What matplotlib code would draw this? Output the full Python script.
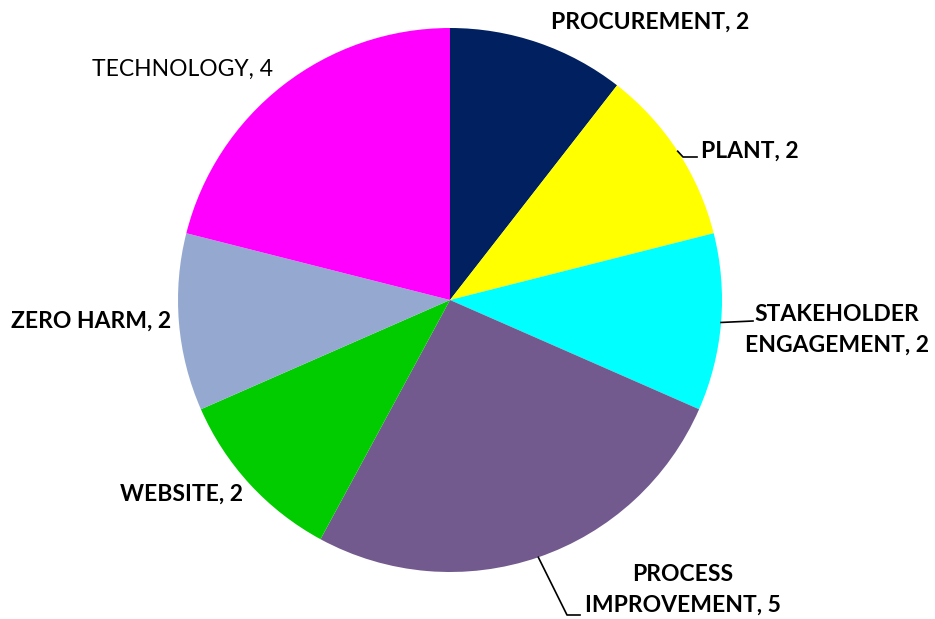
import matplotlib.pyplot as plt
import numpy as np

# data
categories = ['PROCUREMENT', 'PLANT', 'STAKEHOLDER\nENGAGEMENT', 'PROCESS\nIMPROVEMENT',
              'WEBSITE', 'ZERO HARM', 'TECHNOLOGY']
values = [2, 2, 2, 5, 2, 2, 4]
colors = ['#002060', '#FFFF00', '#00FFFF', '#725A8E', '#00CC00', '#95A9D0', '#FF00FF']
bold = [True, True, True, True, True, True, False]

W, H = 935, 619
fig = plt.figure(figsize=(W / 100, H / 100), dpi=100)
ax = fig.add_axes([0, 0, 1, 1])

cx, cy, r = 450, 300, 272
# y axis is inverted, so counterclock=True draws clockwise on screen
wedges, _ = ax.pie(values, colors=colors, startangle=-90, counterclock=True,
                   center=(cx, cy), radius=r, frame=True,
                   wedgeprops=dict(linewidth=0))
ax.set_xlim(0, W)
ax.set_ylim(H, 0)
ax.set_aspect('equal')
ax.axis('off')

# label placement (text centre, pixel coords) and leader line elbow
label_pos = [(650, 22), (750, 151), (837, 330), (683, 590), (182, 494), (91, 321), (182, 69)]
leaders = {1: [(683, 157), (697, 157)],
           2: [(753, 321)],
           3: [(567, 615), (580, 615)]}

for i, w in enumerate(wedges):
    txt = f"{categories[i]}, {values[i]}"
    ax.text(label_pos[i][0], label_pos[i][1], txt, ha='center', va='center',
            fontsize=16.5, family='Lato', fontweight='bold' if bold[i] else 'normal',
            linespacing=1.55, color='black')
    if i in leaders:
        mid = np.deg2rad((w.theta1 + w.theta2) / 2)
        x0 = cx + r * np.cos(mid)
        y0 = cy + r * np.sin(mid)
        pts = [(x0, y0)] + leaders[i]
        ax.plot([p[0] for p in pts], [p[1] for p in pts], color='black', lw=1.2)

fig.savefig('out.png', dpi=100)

◆ Required task ◆
Print the listing above in full, exactly as written. Omit any pictures.

◆ Exercise solution ◆
What matplotlib code would draw this? Output the full Python script.
import matplotlib.pyplot as plt
import numpy as np

# data
categories = ['PROCUREMENT', 'PLANT', 'STAKEHOLDER\nENGAGEMENT', 'PROCESS\nIMPROVEMENT',
              'WEBSITE', 'ZERO HARM', 'TECHNOLOGY']
values = [2, 2, 2, 5, 2, 2, 4]
colors = ['#002060', '#FFFF00', '#00FFFF', '#725A8E', '#00CC00', '#95A9D0', '#FF00FF']
bold = [True, True, True, True, True, True, False]

W, H = 935, 619
fig = plt.figure(figsize=(W / 100, H / 100), dpi=100)
ax = fig.add_axes([0, 0, 1, 1])

cx, cy, r = 450, 300, 272
# y axis is inverted, so counterclock=True draws clockwise on screen
wedges, _ = ax.pie(values, colors=colors, startangle=-90, counterclock=True,
                   center=(cx, cy), radius=r, frame=True,
                   wedgeprops=dict(linewidth=0))
ax.set_xlim(0, W)
ax.set_ylim(H, 0)
ax.set_aspect('equal')
ax.axis('off')

# label placement (text centre, pixel coords) and leader line elbow
label_pos = [(650, 22), (750, 151), (837, 330), (683, 590), (182, 494), (91, 321), (182, 69)]
leaders = {1: [(683, 157), (697, 157)],
           2: [(753, 321)],
           3: [(567, 615), (580, 615)]}

for i, w in enumerate(wedges):
    txt = f"{categories[i]}, {values[i]}"
    ax.text(label_pos[i][0], label_pos[i][1], txt, ha='center', va='center',
            fontsize=16.5, family='Lato', fontweight='bold' if bold[i] else 'normal',
            linespacing=1.55, color='black')
    if i in leaders:
        mid = np.deg2rad((w.theta1 + w.theta2) / 2)
        x0 = cx + r * np.cos(mid)
        y0 = cy + r * np.sin(mid)
        pts = [(x0, y0)] + leaders[i]
        ax.plot([p[0] for p in pts], [p[1] for p in pts], color='black', lw=1.2)

fig.savefig('out.png', dpi=100)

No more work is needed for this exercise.